## start

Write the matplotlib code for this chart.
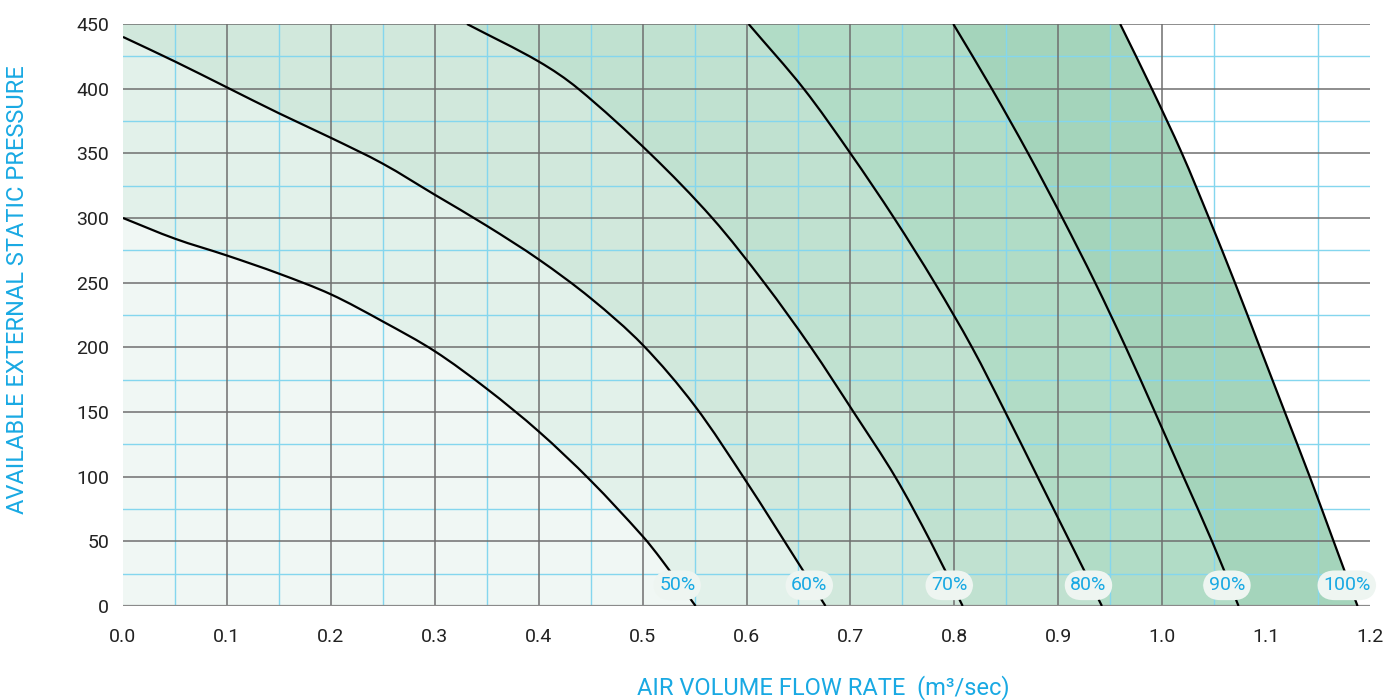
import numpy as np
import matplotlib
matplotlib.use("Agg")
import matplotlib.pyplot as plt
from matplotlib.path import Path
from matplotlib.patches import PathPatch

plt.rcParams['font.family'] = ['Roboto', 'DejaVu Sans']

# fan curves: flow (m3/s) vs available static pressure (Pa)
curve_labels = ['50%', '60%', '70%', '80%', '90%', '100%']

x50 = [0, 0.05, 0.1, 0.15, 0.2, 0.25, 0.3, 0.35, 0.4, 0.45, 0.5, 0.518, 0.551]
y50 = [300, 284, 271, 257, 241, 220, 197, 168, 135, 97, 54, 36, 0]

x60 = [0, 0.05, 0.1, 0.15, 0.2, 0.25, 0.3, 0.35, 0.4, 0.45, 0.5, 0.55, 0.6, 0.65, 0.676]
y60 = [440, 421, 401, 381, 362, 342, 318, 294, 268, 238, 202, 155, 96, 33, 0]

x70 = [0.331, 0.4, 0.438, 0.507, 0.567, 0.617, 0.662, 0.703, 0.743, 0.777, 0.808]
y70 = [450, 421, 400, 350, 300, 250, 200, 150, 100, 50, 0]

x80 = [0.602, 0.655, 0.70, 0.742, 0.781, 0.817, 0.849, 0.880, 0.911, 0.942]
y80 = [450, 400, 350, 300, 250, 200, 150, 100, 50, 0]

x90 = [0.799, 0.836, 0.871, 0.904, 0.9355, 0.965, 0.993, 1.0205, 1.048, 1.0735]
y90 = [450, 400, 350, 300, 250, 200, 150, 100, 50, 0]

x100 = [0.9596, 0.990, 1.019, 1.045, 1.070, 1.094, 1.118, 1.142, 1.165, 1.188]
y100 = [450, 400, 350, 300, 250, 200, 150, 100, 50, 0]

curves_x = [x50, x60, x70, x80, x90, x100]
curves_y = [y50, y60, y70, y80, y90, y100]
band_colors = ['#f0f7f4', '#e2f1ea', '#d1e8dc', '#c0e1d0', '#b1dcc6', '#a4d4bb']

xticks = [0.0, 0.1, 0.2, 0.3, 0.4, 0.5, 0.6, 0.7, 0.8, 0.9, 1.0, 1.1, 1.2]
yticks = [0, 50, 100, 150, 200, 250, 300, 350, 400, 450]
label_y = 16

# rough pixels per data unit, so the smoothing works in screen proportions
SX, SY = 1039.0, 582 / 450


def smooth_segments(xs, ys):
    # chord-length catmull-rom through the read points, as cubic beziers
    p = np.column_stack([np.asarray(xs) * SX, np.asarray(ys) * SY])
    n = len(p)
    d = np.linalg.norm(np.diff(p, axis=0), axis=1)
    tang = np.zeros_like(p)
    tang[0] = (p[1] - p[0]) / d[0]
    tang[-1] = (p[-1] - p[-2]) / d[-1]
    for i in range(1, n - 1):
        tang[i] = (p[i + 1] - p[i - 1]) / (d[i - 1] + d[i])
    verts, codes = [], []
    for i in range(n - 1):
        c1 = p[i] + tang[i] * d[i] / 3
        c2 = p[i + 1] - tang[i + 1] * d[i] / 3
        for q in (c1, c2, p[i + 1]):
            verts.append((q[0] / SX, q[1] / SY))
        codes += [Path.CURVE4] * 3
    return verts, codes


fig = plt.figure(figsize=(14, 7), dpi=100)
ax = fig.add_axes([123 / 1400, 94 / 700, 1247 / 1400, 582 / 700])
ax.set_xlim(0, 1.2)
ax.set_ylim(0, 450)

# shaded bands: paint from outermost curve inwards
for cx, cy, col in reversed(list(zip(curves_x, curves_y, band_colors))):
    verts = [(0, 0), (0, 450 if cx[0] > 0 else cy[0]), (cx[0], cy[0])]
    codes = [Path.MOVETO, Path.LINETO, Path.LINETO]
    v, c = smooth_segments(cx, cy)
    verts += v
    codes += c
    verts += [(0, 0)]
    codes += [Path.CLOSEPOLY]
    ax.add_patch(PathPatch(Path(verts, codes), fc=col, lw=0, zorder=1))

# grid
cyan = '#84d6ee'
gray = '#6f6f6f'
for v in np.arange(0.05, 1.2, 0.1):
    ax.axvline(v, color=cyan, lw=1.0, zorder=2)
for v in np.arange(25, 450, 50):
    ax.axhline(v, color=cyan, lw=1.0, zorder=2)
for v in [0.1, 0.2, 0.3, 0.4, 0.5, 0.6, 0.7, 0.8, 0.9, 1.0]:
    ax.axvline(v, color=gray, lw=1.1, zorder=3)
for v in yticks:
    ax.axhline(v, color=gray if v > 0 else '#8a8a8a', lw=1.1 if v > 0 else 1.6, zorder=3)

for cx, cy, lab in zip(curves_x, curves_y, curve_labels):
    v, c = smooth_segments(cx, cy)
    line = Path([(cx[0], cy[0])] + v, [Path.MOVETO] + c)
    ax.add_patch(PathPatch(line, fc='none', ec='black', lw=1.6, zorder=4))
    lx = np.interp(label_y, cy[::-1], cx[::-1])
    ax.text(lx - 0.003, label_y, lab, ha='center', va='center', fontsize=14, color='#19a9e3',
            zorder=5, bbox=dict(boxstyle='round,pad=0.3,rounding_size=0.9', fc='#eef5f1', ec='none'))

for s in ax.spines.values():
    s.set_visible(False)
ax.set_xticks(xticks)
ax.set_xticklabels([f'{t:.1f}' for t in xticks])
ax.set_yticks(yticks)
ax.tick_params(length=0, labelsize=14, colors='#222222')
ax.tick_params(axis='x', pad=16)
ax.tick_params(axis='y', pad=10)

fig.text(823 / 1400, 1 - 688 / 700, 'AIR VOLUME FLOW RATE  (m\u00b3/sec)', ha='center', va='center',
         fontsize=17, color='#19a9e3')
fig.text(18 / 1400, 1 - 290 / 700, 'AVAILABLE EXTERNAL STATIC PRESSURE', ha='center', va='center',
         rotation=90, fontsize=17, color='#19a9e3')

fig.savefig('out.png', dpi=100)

## end

- [THE REQUEST] Transcribe each line above verbatim, with the pictures left out.

- [ANSWER BELOW]
Write the matplotlib code for this chart.
import numpy as np
import matplotlib
matplotlib.use("Agg")
import matplotlib.pyplot as plt
from matplotlib.path import Path
from matplotlib.patches import PathPatch

plt.rcParams['font.family'] = ['Roboto', 'DejaVu Sans']

# fan curves: flow (m3/s) vs available static pressure (Pa)
curve_labels = ['50%', '60%', '70%', '80%', '90%', '100%']

x50 = [0, 0.05, 0.1, 0.15, 0.2, 0.25, 0.3, 0.35, 0.4, 0.45, 0.5, 0.518, 0.551]
y50 = [300, 284, 271, 257, 241, 220, 197, 168, 135, 97, 54, 36, 0]

x60 = [0, 0.05, 0.1, 0.15, 0.2, 0.25, 0.3, 0.35, 0.4, 0.45, 0.5, 0.55, 0.6, 0.65, 0.676]
y60 = [440, 421, 401, 381, 362, 342, 318, 294, 268, 238, 202, 155, 96, 33, 0]

x70 = [0.331, 0.4, 0.438, 0.507, 0.567, 0.617, 0.662, 0.703, 0.743, 0.777, 0.808]
y70 = [450, 421, 400, 350, 300, 250, 200, 150, 100, 50, 0]

x80 = [0.602, 0.655, 0.70, 0.742, 0.781, 0.817, 0.849, 0.880, 0.911, 0.942]
y80 = [450, 400, 350, 300, 250, 200, 150, 100, 50, 0]

x90 = [0.799, 0.836, 0.871, 0.904, 0.9355, 0.965, 0.993, 1.0205, 1.048, 1.0735]
y90 = [450, 400, 350, 300, 250, 200, 150, 100, 50, 0]

x100 = [0.9596, 0.990, 1.019, 1.045, 1.070, 1.094, 1.118, 1.142, 1.165, 1.188]
y100 = [450, 400, 350, 300, 250, 200, 150, 100, 50, 0]

curves_x = [x50, x60, x70, x80, x90, x100]
curves_y = [y50, y60, y70, y80, y90, y100]
band_colors = ['#f0f7f4', '#e2f1ea', '#d1e8dc', '#c0e1d0', '#b1dcc6', '#a4d4bb']

xticks = [0.0, 0.1, 0.2, 0.3, 0.4, 0.5, 0.6, 0.7, 0.8, 0.9, 1.0, 1.1, 1.2]
yticks = [0, 50, 100, 150, 200, 250, 300, 350, 400, 450]
label_y = 16

# rough pixels per data unit, so the smoothing works in screen proportions
SX, SY = 1039.0, 582 / 450


def smooth_segments(xs, ys):
    # chord-length catmull-rom through the read points, as cubic beziers
    p = np.column_stack([np.asarray(xs) * SX, np.asarray(ys) * SY])
    n = len(p)
    d = np.linalg.norm(np.diff(p, axis=0), axis=1)
    tang = np.zeros_like(p)
    tang[0] = (p[1] - p[0]) / d[0]
    tang[-1] = (p[-1] - p[-2]) / d[-1]
    for i in range(1, n - 1):
        tang[i] = (p[i + 1] - p[i - 1]) / (d[i - 1] + d[i])
    verts, codes = [], []
    for i in range(n - 1):
        c1 = p[i] + tang[i] * d[i] / 3
        c2 = p[i + 1] - tang[i + 1] * d[i] / 3
        for q in (c1, c2, p[i + 1]):
            verts.append((q[0] / SX, q[1] / SY))
        codes += [Path.CURVE4] * 3
    return verts, codes


fig = plt.figure(figsize=(14, 7), dpi=100)
ax = fig.add_axes([123 / 1400, 94 / 700, 1247 / 1400, 582 / 700])
ax.set_xlim(0, 1.2)
ax.set_ylim(0, 450)

# shaded bands: paint from outermost curve inwards
for cx, cy, col in reversed(list(zip(curves_x, curves_y, band_colors))):
    verts = [(0, 0), (0, 450 if cx[0] > 0 else cy[0]), (cx[0], cy[0])]
    codes = [Path.MOVETO, Path.LINETO, Path.LINETO]
    v, c = smooth_segments(cx, cy)
    verts += v
    codes += c
    verts += [(0, 0)]
    codes += [Path.CLOSEPOLY]
    ax.add_patch(PathPatch(Path(verts, codes), fc=col, lw=0, zorder=1))

# grid
cyan = '#84d6ee'
gray = '#6f6f6f'
for v in np.arange(0.05, 1.2, 0.1):
    ax.axvline(v, color=cyan, lw=1.0, zorder=2)
for v in np.arange(25, 450, 50):
    ax.axhline(v, color=cyan, lw=1.0, zorder=2)
for v in [0.1, 0.2, 0.3, 0.4, 0.5, 0.6, 0.7, 0.8, 0.9, 1.0]:
    ax.axvline(v, color=gray, lw=1.1, zorder=3)
for v in yticks:
    ax.axhline(v, color=gray if v > 0 else '#8a8a8a', lw=1.1 if v > 0 else 1.6, zorder=3)

for cx, cy, lab in zip(curves_x, curves_y, curve_labels):
    v, c = smooth_segments(cx, cy)
    line = Path([(cx[0], cy[0])] + v, [Path.MOVETO] + c)
    ax.add_patch(PathPatch(line, fc='none', ec='black', lw=1.6, zorder=4))
    lx = np.interp(label_y, cy[::-1], cx[::-1])
    ax.text(lx - 0.003, label_y, lab, ha='center', va='center', fontsize=14, color='#19a9e3',
            zorder=5, bbox=dict(boxstyle='round,pad=0.3,rounding_size=0.9', fc='#eef5f1', ec='none'))

for s in ax.spines.values():
    s.set_visible(False)
ax.set_xticks(xticks)
ax.set_xticklabels([f'{t:.1f}' for t in xticks])
ax.set_yticks(yticks)
ax.tick_params(length=0, labelsize=14, colors='#222222')
ax.tick_params(axis='x', pad=16)
ax.tick_params(axis='y', pad=10)

fig.text(823 / 1400, 1 - 688 / 700, 'AIR VOLUME FLOW RATE  (m\u00b3/sec)', ha='center', va='center',
         fontsize=17, color='#19a9e3')
fig.text(18 / 1400, 1 - 290 / 700, 'AVAILABLE EXTERNAL STATIC PRESSURE', ha='center', va='center',
         rotation=90, fontsize=17, color='#19a9e3')

fig.savefig('out.png', dpi=100)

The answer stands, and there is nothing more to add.